→ EXERCISE DESCRIPTION
Begin at the first line of the data and copy each line through the one containing "function pts(xs, ys)", that line included, with no pictures.

→ SUPPLIED MATERIAL
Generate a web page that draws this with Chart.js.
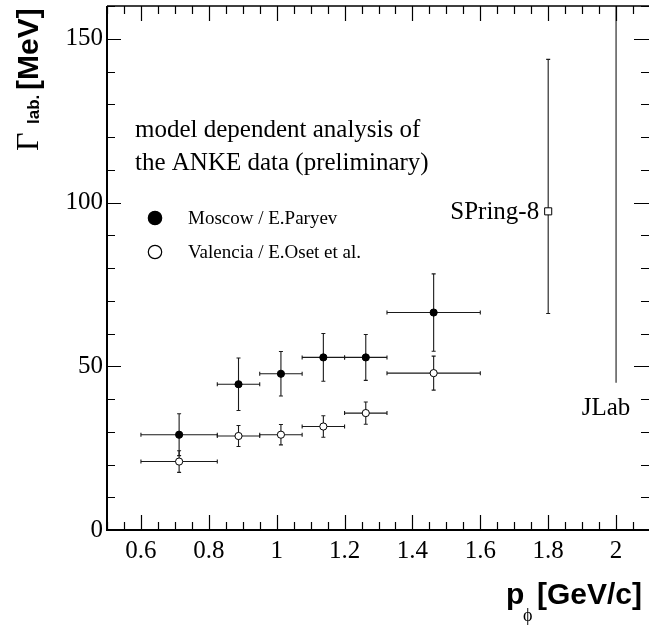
<!DOCTYPE html>
<html><head><meta charset="utf-8">
<script src="https://cdn.jsdelivr.net/npm/chart.js@4.4.1/dist/chart.umd.min.js"></script>
<style>html,body{margin:0;padding:0;background:#fff;overflow:hidden;width:649px;height:626px}canvas{display:block}</style>
</head><body>
<canvas id="c" width="656" height="626" style="width:656px;height:626px"></canvas>
<script>
// ---- data ----
const binLow  = [0.6, 0.825, 0.95, 1.075, 1.2, 1.325];
const binHigh = [0.825, 0.95, 1.075, 1.2, 1.325, 1.6];
const momentum = [0.7125, 0.8875, 1.0125, 1.1375, 1.2625, 1.4625];
const moscowWidth = [29.1, 44.5, 47.7, 52.7, 52.7, 66.4];
const moscowErr   = [6.4, 8.0, 6.8, 7.3, 7.0, 11.8];
const valenciaWidth = [20.9, 28.7, 29.1, 31.6, 35.7, 47.9];
const valenciaErr   = [3.3, 3.2, 3.1, 3.3, 3.4, 5.2];
const spring8X = [1.8];
const spring8Width = [97.3];
const spring8Low = [66.1];
const spring8High = [143.7];
const jlabX = [2.0];
const jlabWidth = [110];   // centre lies off the visible frame (marker not shown)
const jlabLow = [45];
const jlabHigh = [175];
const xTickValues = [0.6, 0.8, 1.0, 1.2, 1.4, 1.6, 1.8, 2.0];
const xTickLabels = ['0.6', '0.8', '1', '1.2', '1.4', '1.6', '1.8', '2'];
const yTickValues = [0, 50, 100, 150];
const yTickLabels = ['0', '50', '100', '150'];
const legendLabels = ['Moscow / E.Paryev', 'Valencia / E.Oset et al.'];
const noteLines = ['model dependent analysis of', 'the ANKE data (preliminary)'];
const spring8Label = 'SPring-8';
const jlabLabel = 'JLab';

const SERIF = "'Liberation Serif','Times New Roman',serif";
const SANS = "'Liberation Sans',Arial,sans-serif";

function pts(xs, ys) { return xs.map((x, i) => ({ x: x, y: ys[i] })); }

const datasets = [
  { label: legendLabels[0], data: pts(momentum, moscowWidth),
    pointStyle: 'circle', pointRadius: 3.6, backgroundColor: '#000', borderColor: '#000', borderWidth: 1,
    errs: momentum.map((m, i) => ({ xl: binLow[i], xh: binHigh[i], yl: moscowWidth[i] - moscowErr[i], yh: moscowWidth[i] + moscowErr[i] })) },
  { label: legendLabels[1], data: pts(momentum, valenciaWidth),
    pointStyle: 'circle', pointRadius: 3.6, backgroundColor: '#fff', borderColor: '#000', borderWidth: 1,
    errs: momentum.map((m, i) => ({ xl: binLow[i], xh: binHigh[i], yl: valenciaWidth[i] - valenciaErr[i], yh: valenciaWidth[i] + valenciaErr[i] })) },
  { label: spring8Label, data: pts(spring8X, spring8Width),
    pointStyle: 'rect', pointRadius: 5, backgroundColor: '#fff', borderColor: '#000', borderWidth: 1,
    errs: spring8X.map((x, i) => ({ yl: spring8Low[i], yh: spring8High[i] })) },
  { label: jlabLabel, data: pts(jlabX, jlabWidth),
    pointRadius: 0, backgroundColor: '#000', borderColor: '#000',
    errs: jlabX.map((x, i) => ({ yl: jlabLow[i], yh: jlabHigh[i], nocap: true })) }
];

const errorBarPlugin = {
  id: 'errorBars',
  beforeDatasetsDraw(chart) {
    const ctx = chart.ctx, xs = chart.scales.x, ys = chart.scales.y, a = chart.chartArea;
    ctx.save();
    ctx.beginPath(); ctx.rect(a.left, a.top, a.right - a.left, a.bottom - a.top); ctx.clip();
    ctx.strokeStyle = '#1a1a1a'; ctx.lineWidth = 1.1;
    chart.data.datasets.forEach(ds => {
      ds.data.forEach((p, i) => {
        const e = ds.errs[i];
        const px = xs.getPixelForValue(p.x), py = ys.getPixelForValue(p.y);
        const cap = 2;
        ctx.beginPath();
        if (e.xl !== undefined) {
          const x1 = xs.getPixelForValue(e.xl), x2 = xs.getPixelForValue(e.xh);
          ctx.moveTo(x1, py); ctx.lineTo(x2, py);
          ctx.moveTo(x1, py - cap); ctx.lineTo(x1, py + cap);
          ctx.moveTo(x2, py - cap); ctx.lineTo(x2, py + cap);
        }
        const y1 = ys.getPixelForValue(e.yl), y2 = ys.getPixelForValue(e.yh);
        ctx.moveTo(px, y1); ctx.lineTo(px, y2);
        if (!e.nocap) {
          ctx.moveTo(px - cap, y1); ctx.lineTo(px + cap, y1);
          ctx.moveTo(px - cap, y2); ctx.lineTo(px + cap, y2);
        }
        ctx.stroke();
      });
    });
    ctx.restore();
  }
};

const framePlugin = {
  id: 'frame',
  afterDraw(chart) {
    const ctx = chart.ctx, xs = chart.scales.x, ys = chart.scales.y, a = chart.chartArea;
    ctx.save();
    ctx.strokeStyle = '#000';
    // ticks
    ctx.lineWidth = 1.2;
    ctx.beginPath();
    const xStep = 0.05, xMajor = 0.2;
    for (let k = Math.ceil(xs.min / xStep - 1e-9); k * xStep <= xs.max + 1e-9; k++) {
      const v = k * xStep;
      const major = Math.abs(v / xMajor - Math.round(v / xMajor)) < 1e-6;
      const L = major ? 15 : 8;
      const px = Math.round(xs.getPixelForValue(v)) + 0.5;
      ctx.moveTo(px, a.bottom); ctx.lineTo(px, a.bottom - L);
      ctx.moveTo(px, a.top); ctx.lineTo(px, a.top + L);
    }
    const yStep = 10, yMajor = 50;
    for (let k = Math.ceil(ys.min / yStep); k * yStep <= ys.max; k++) {
      const v = k * yStep;
      const major = v % yMajor === 0;
      const py = Math.round(ys.getPixelForValue(v)) + 0.5;
      ctx.moveTo(a.left, py); ctx.lineTo(a.left + (major ? 14 : 8), py);
      ctx.moveTo(a.right, py); ctx.lineTo(a.right - (major ? 16 : 9), py);
    }
    ctx.stroke();
    // frame
    ctx.lineWidth = 2;
    ctx.beginPath();
    ctx.moveTo(a.left, a.top); ctx.lineTo(a.left, a.bottom); ctx.lineTo(a.right, a.bottom);
    ctx.stroke();
    ctx.lineWidth = 1.5;
    ctx.beginPath();
    ctx.moveTo(a.left, a.top); ctx.lineTo(a.right, a.top); ctx.lineTo(a.right, a.bottom);
    ctx.stroke();

    // annotations
    ctx.fillStyle = '#000';
    ctx.textBaseline = 'alphabetic';
    ctx.textAlign = 'left';
    ctx.font = '25px ' + SERIF;
    ctx.fillText(noteLines[0], 135, 137);
    ctx.fillText(noteLines[1], 135, 170);
    // legend
    ctx.font = '19px ' + SERIF;
    chart.data.datasets.slice(0, 2).forEach((ds, i) => {
      const cy = 218 + i * 34;
      ctx.beginPath(); ctx.arc(155, cy, 6.7, 0, Math.PI * 2);
      ctx.fillStyle = ds.backgroundColor; ctx.fill();
      ctx.lineWidth = 1.2; ctx.strokeStyle = '#000'; ctx.stroke();
      ctx.fillStyle = '#000';
      ctx.fillText(ds.label, 188, cy + 5.5);
    });
    // point labels
    ctx.font = '25px ' + SERIF;
    ctx.textAlign = 'right';
    ctx.fillText(spring8Label, xs.getPixelForValue(spring8X[0]) - 9, ys.getPixelForValue(spring8Width[0]) + 7.5);
    ctx.textAlign = 'center';
    ctx.fillText(jlabLabel, xs.getPixelForValue(jlabX[0]) - 10, 415);

    // y title (rotated)
    ctx.save();
    ctx.translate(38, 151);
    ctx.rotate(-Math.PI / 2);
    ctx.textAlign = 'left';
    ctx.font = '32px ' + SERIF;
    ctx.fillText('\u0393', 0, 0);
    ctx.font = 'bold 17px ' + SANS;
    ctx.fillText('lab.', 27, 1);
    ctx.font = 'bold 30px ' + SANS;
    ctx.fillText('[MeV]', 61, 0);
    ctx.restore();

    // x title
    ctx.textAlign = 'left';
    ctx.font = 'bold 30px ' + SANS;
    ctx.fillText('p', 506, 604);
    ctx.font = '18px ' + SERIF;
    ctx.fillText('\u03D5', 523, 621);
    ctx.font = 'bold 30px ' + SANS;
    ctx.fillText('[GeV/c]', 537, 604);
    ctx.restore();
  }
};

new Chart(document.getElementById('c'), {
  type: 'scatter',
  data: { datasets: datasets },
  options: {
    responsive: false, animation: false, devicePixelRatio: 1,
    layout: { padding: { left: 0, right: 6, top: 5, bottom: 0 } },
    plugins: { legend: { display: false }, tooltip: { enabled: false } },
    scales: {
      x: {
        type: 'linear', min: 0.5, max: 2.1,
        grid: { display: false, drawTicks: false }, border: { display: false },
        afterBuildTicks: s => { s.ticks = xTickValues.map(v => ({ value: v })); },
        afterFit: s => { s.height = 96; s.paddingLeft = 0; s.paddingRight = 0; s.paddingTop = 0; s.paddingBottom = 0; },
        ticks: { autoSkip: false, maxRotation: 0, padding: 6, color: '#000',
          font: { family: SERIF, size: 25 }, callback: (v, i) => xTickLabels[i] }
      },
      y: {
        type: 'linear', min: 0, max: 160,
        grid: { display: false, drawTicks: false }, border: { display: false },
        afterBuildTicks: s => { s.ticks = yTickValues.map(v => ({ value: v })); },
        afterFit: s => { s.width = 107; s.paddingLeft = 0; s.paddingRight = 0; s.paddingTop = 0; s.paddingBottom = 0; },
        ticks: { autoSkip: false, padding: 4, color: '#000',
          font: { family: SERIF, size: 25 }, callback: (v, i) => yTickLabels[i] }
      }
    }
  },
  plugins: [errorBarPlugin, framePlugin]
});
</script>
</body></html>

→ ANSWER TO THIS EXERCISE
Generate a web page that draws this with Chart.js.
<!DOCTYPE html>
<html><head><meta charset="utf-8">
<script src="https://cdn.jsdelivr.net/npm/chart.js@4.4.1/dist/chart.umd.min.js"></script>
<style>html,body{margin:0;padding:0;background:#fff;overflow:hidden;width:649px;height:626px}canvas{display:block}</style>
</head><body>
<canvas id="c" width="656" height="626" style="width:656px;height:626px"></canvas>
<script>
// ---- data ----
const binLow  = [0.6, 0.825, 0.95, 1.075, 1.2, 1.325];
const binHigh = [0.825, 0.95, 1.075, 1.2, 1.325, 1.6];
const momentum = [0.7125, 0.8875, 1.0125, 1.1375, 1.2625, 1.4625];
const moscowWidth = [29.1, 44.5, 47.7, 52.7, 52.7, 66.4];
const moscowErr   = [6.4, 8.0, 6.8, 7.3, 7.0, 11.8];
const valenciaWidth = [20.9, 28.7, 29.1, 31.6, 35.7, 47.9];
const valenciaErr   = [3.3, 3.2, 3.1, 3.3, 3.4, 5.2];
const spring8X = [1.8];
const spring8Width = [97.3];
const spring8Low = [66.1];
const spring8High = [143.7];
const jlabX = [2.0];
const jlabWidth = [110];   // centre lies off the visible frame (marker not shown)
const jlabLow = [45];
const jlabHigh = [175];
const xTickValues = [0.6, 0.8, 1.0, 1.2, 1.4, 1.6, 1.8, 2.0];
const xTickLabels = ['0.6', '0.8', '1', '1.2', '1.4', '1.6', '1.8', '2'];
const yTickValues = [0, 50, 100, 150];
const yTickLabels = ['0', '50', '100', '150'];
const legendLabels = ['Moscow / E.Paryev', 'Valencia / E.Oset et al.'];
const noteLines = ['model dependent analysis of', 'the ANKE data (preliminary)'];
const spring8Label = 'SPring-8';
const jlabLabel = 'JLab';

const SERIF = "'Liberation Serif','Times New Roman',serif";
const SANS = "'Liberation Sans',Arial,sans-serif";

function pts(xs, ys) { return xs.map((x, i) => ({ x: x, y: ys[i] })); }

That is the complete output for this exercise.